Welcome to the Horse Barn which was built in the 1930s by Alfred Loomis and Landon Thorne. Inside there are six stalls, a tack room, and an upstairs groom’s apartment. During the 1930s and 40s, many of the horses were used for hunting expeditions by Honey Horn’s owners and their guests. But today, this barn houses two very spoiled horses; one marsh tacky and one quarter horse.  

Marsh Tackies are the official state heritage horse of South Carolina.  Descended from colonial Spanish horses, this breed was useful during the colonial period, plantation era and beyond for transportation and farm work. After the Civil War, most local Gullah families had a marsh tacky that would take them to church or school as well as help them plow their farms. Narrow chested and sure footed, these horses are preferred by many hunters still today.
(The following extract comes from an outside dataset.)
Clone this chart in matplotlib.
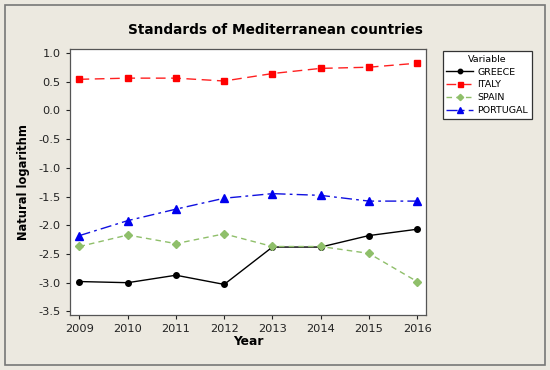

Their numbers had dwindled to around 100 individuals. Conservation efforts by the Carolina Marsh Tacky Association and others have brought this number up to well over 300 today. They were recognized officially as a breed in 2005 and in 2010 the South Carolina legislature designated them our official state heritage horse.  

If you’re visiting the barn during the day, our resident marsh tacky, Comet, and his barn mate Hawk are probably in the fenced pasture. Comet is owned by the museum. He is descended from Hilton Head Island and Daufuskie Island Tackies. Hawk is retired from the Heroes on Horseback program where he was a therapy horse for many years.